Armed with letters of introduction to General Washington, Colonel Fitzgerald, and Colonel Lyles, he stopped en route in Alexandria "to call upon a female relative" and to present his letters. He got no farther. "Influential persons" caused him to abandon his plans and remain in Alexandria, where the recent death of old Dr. Rumney left an opening which Dr. Dick filled for better than forty years. Alas, for the belles of Alexandria! In October 1783, Dr. Dick married Miss Hannah Harmon, the daughter of Jacob and Sarah Harmon of Darby in Chester County, Pennsylvania.

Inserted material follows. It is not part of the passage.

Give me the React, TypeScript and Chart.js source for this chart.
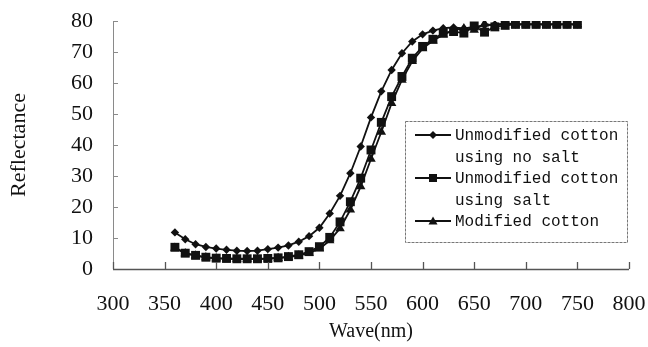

Two years after beginning his professional life in Alexandria, he pulled a tooth for one of the Mount Vernon house servants, and the following entry taken from Washington's diary for February 6, 1785, tells the results which do not seem to have been entirely satisfactory:

Sunday, 6th, Doctr. Brown was sent for to Frank (Waiter in the house), who had been seized in the night with a bleeding of the mouth from an orifice made by a Doctr. Dick, who some days before attempted in vain to extract a broken tooth, and coming about 11 o'clock stayed to Dinner and returned afterwards.[142]

So far as Washington's diaries show, Dr. Dick never crossed the threshold of Mount Vernon again until fourteen years later on a raw, cold day in December when the snow lay thick on the ground, he was sent for by Dr. Craik to attend Washington in his last illness. It was Dr. Dick who advised against additional bleeding and it was he, who, when Washington's last breath escaped, walked to the mantel and stopped the hands of the clock. This clock, with arrested hands, stands today in the George Washington National Masonic Memorial in Alexandria.

On March 28, 1788, Dr. Dick was offering a reward of eight dollars for a runaway servant:

I will give the above to any person who will secure in Alexandria Gaol a Negro fellow named Ned, who ran away from me about three weeks ago. He is between thirty and forty years of age, about 5 feet 7 or 8 inches high and was formerly the property of Mrs. Clifford of whom I bought him. Having a wife in Maryland, belonging to Mr. Samuel H. Bean, I imagine Ned will be inclined to make a nightly resort to her quarters. His winter clothes were made of a mixed cloth of a gray color and it is probable he will be found with a soldier's old napsack upon his back in which he carries his provisions.

Dr. Dick was one of the founders of the Alexandria Masonic lodge, to which Washington belonged. In 1791 he was Worshipful Master when the cornerstone of the District of Columbia was laid. Arm in arm with the President of the United States, who acted as Master, Dr. Dick led the procession with George Washington in 1793 at the laying of the cornerstone of the Capitol. This same year, as Master of the lodge, he solicited the President to "set" for the portrait by William Williams, which still graces the lodge room. In 1794 he commanded a company of cavalry raised in Alexandria and under "Light Horse Harry" Lee marched into Pennsylvania to help quell the famous Whiskey Rebellion. In 1795 he was superintendent of quarantine, an office he held for many years. In 1798 he was appointed coroner; in 1802, justice of the peace.